Seen From Space: Burj Dubai, the 17 Skyscraper

 

Well, well, well...it appears Dubai is down but not out. The unveiling (as it were) of the new Burj Dubai tower was heralded by yet another seen-from-space fireworks display (which again, was incomprehensible to anyone looking at it from ground level as the video shows) as well as the same climaxing-obelisk fireworks we saw in Asia on the New Year.
 

Comparisons to the Tower of Babel (literally "Gateway of the Gods") are inevitable, and most certainly intentional. Note also that the Burj is 2,717 feet high - 2+7+1+7=17. Or should I say 818 meters? 8+1+8=17 It reached that height on January 17, 2009. A trip to the top will put you out 17 British pounds. Unfortunately, the Burj is located on route 71, not 17. 

 Click the Dubai tag at the bottom if you need deep background on all of this jolly rot. Appropos of absolutely nothing, the LA Times linked the Burj story to Pyongyang's still-unfinished pyramid.

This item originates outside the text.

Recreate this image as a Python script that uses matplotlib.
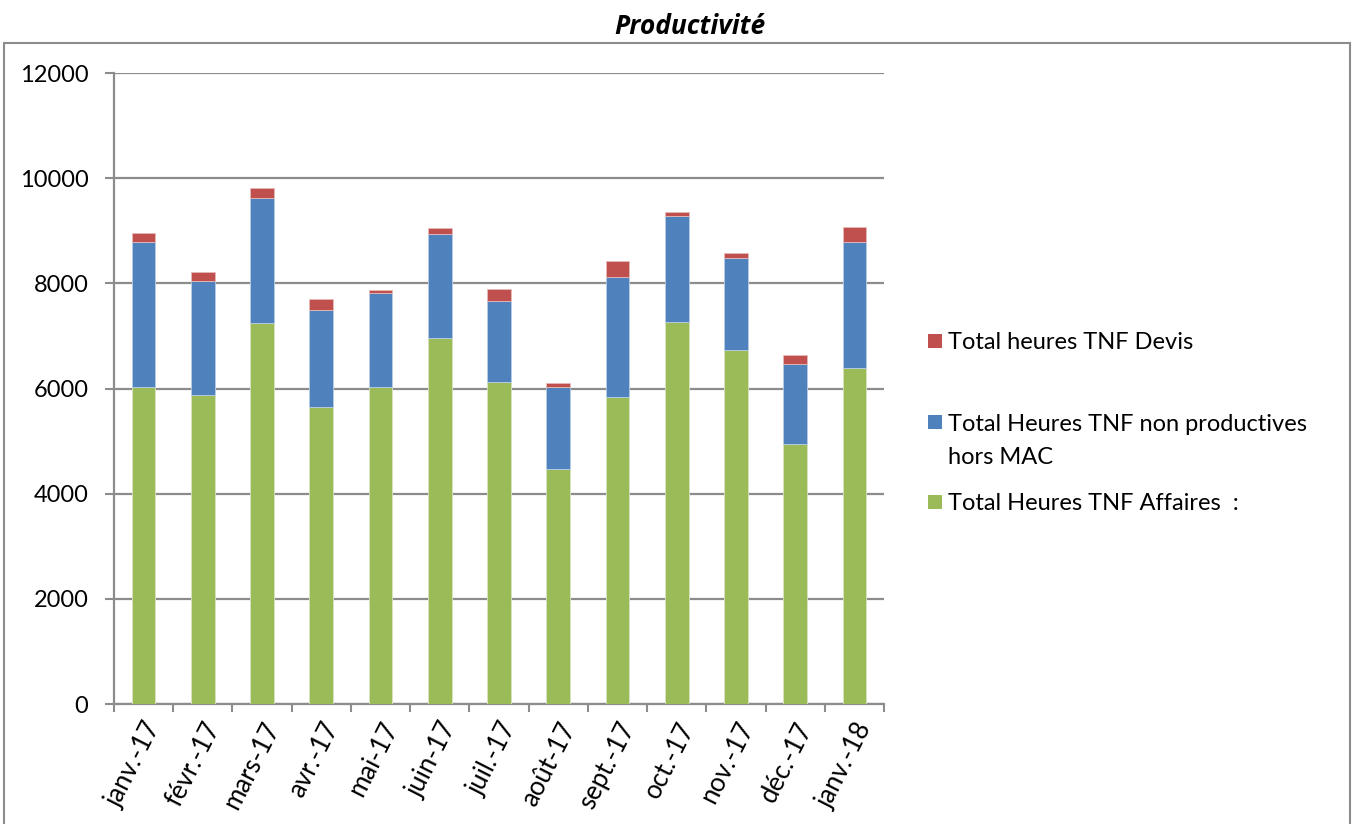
import matplotlib.pyplot as plt
from matplotlib.patches import Rectangle

months = ["janv.-17", "févr.-17", "mars-17", "avr.-17", "mai-17", "juin-17",
          "juil.-17", "août-17", "sept.-17", "oct.-17", "nov.-17", "déc.-17",
          "janv.-18"]

affaires = [6026, 5880, 7249, 5657, 6026, 6963, 6127, 4473, 5842, 7268, 6735, 4948, 6393]
non_prod = [2757, 2161, 2382, 1833, 1793, 1983, 1540, 1559, 2281, 2009, 1755, 1515, 2390]
devis = [171, 171, 178, 209, 51, 114, 228, 70, 310, 76, 89, 183, 285]

labels = ["Total heures TNF Devis",
          "Total Heures TNF non productives\nhors MAC",
          "Total Heures TNF Affaires  :"]
colors = ["#C0504D", "#4F81BD", "#9BBB59"]

plt.rcParams['font.family'] = ['Lato', 'DejaVu Sans']
grey = "#8c8c8c"

fig = plt.figure(figsize=(13.54, 8.24), dpi=100)
ax = fig.add_axes([0.0842, 0.1456, 0.5687, 0.7658])

x = list(range(len(months)))
bottom2 = [a + b for a, b in zip(affaires, non_prod)]
w = 0.4
ax.bar(x, affaires, w, color=colors[2], edgecolor="#d7e4bd", linewidth=0.6, zorder=3)
ax.bar(x, non_prod, w, bottom=affaires, color=colors[1], edgecolor="#b9cde5", linewidth=0.6, zorder=3)
ax.bar(x, devis, w, bottom=bottom2, color=colors[0], edgecolor="#e6b9b8", linewidth=0.6, zorder=3)

ax.set_xlim(-0.5, len(months) - 0.5)
ax.set_ylim(0, 12000)
ax.set_yticks(range(0, 12001, 2000))
ax.tick_params(axis='y', labelsize=17, length=6.5, width=1.5, color=grey, pad=12)
ax.set_xticks(x)
ax.set_xticklabels(months, rotation=63, ha='right', va='top', rotation_mode='anchor', fontsize=18.5)
ax.set_xticks([i - 0.5 for i in range(len(months) + 1)], minor=True)
ax.tick_params(axis='x', which='major', length=0, pad=10)
ax.tick_params(axis='x', which='minor', length=6, width=1.5, color=grey)
ax.yaxis.grid(True, color=grey, linewidth=1.6, zorder=0)
ax.set_axisbelow(True)
for s in ['top', 'right']:
    ax.spines[s].set_visible(False)
for s in ['left', 'bottom']:
    ax.spines[s].set_color(grey)
    ax.spines[s].set_linewidth(1.6)

# outer chart frame
fig.patches.append(Rectangle((4 / 1354, -0.01), 1346 / 1354, (824 - 43) / 824 + 0.01,
                             transform=fig.transFigure, fill=False, edgecolor=grey,
                             linewidth=1.5))

fig.text(690 / 1354, 1 - 34 / 824, "Productivité", ha='center', va='baseline',
         fontsize=19, fontweight='bold', fontstyle='italic', family='Open Sans')

# legend (handle lines up with the first line of each label)
leg_y = [341, 422, 502]
for lab, col, yy in zip(labels, colors, leg_y):
    fig.patches.append(Rectangle((928 / 1354, 1 - (yy + 7) / 824), 14 / 1354, 14 / 824,
                                 transform=fig.transFigure, facecolor=col, edgecolor='none'))
    base = yy + 8.5 + 33 * lab.count('\n')
    fig.text(948 / 1354, 1 - base / 824, lab, ha='left', va='baseline', fontsize=17,
             linespacing=1.65)

fig.savefig("out.png", dpi=100)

Like Dubai, Hong Kong had a big obelisk show for New Year's- in fact we saw quite a few obelisks kicking around the news. I should note that the first time I saw the exploding obelisk routine was at the millennium, with the show at the Washington Monument.
 

Yahoo put up a shot of the Russian TMA 17 rocket (tangentially linked to the Norway incident, btw) with that strange Apophis story, which I can't help but wonder was some kind of plant.

 
Like Yahoo, HuffPost can always be counted on for wacky symbolic hijinks, and this little two-for didn't disappoint.
 
Speaking of "seen from space," the big SyFy premiere this month is Caprica, the sequel to the Battlestar Galactica series. This enigmatic image was interesting, given the AAT themes at its core (no pun intended), but having recently watched the original BSG pilot from 1978, there's yet another obelisk connection here as well.

 
And that's this shot of Caprica during the Cylon invasion. The imagery here is highly reminiscent of the symbolic work of former NASA artist Robert McCall, who worked on 2001: A Space Odyssey. I haven't seen him credited with work on BSG, but it's certainly in his style. I know the usual story that the obelisk is supposed to represent the phallus of the sun god, but I'm starting to think that was a late-period corruption. 

Given the symbolism we're seeing here, I'm also starting to think that the people putting on these little displays agree with that assessment. 

POSTSCRIPT: Smoke signals. Beacons. Trying to get someone's attention. That's pretty much what I'm thinking here.


UPDATE: Oh, Huffpost. Such a saucy maiden.
   
UPDATE II: A lot of chatter here about how ridiculous and purposeless Dubai is. Well, yes- if you look at it from a conventional-thinking standpoint, it certainly is. But perhaps if you step outside the box, consider the big picture from perhaps an exopolitical point of view, maybe it isn't such an anomalous work of vanity. 

 Give that video another look, and think about these memes of mermaids and Sirius and all of the rest of it we've been looking at on this blog for the past three years. The people building this city are not idiots, and don't dispense with these kinds of sums as easily as we'd like to imagine. 

Maybe there is some other agenda here, one we can only speculate upon. But to put it all together you need to step outside of the pre-approved modes of thinking that are constantly pounded into our heads by establishment shills morning, noon and night. 

 Ask yourself this - why spend all of that time and money putting on displays that no one in the city itself can make heads or tails of? 

As with Atlantis, the Burj firework display only makes sense if you are several thousand feet in the air. And both were designed to be viewable from orbit. It really makes you wonder. What is all of the constant fearmongering in the media -both mainstream and alternative- distracting us from? What is the right hand doing while we are so spellbound by the left?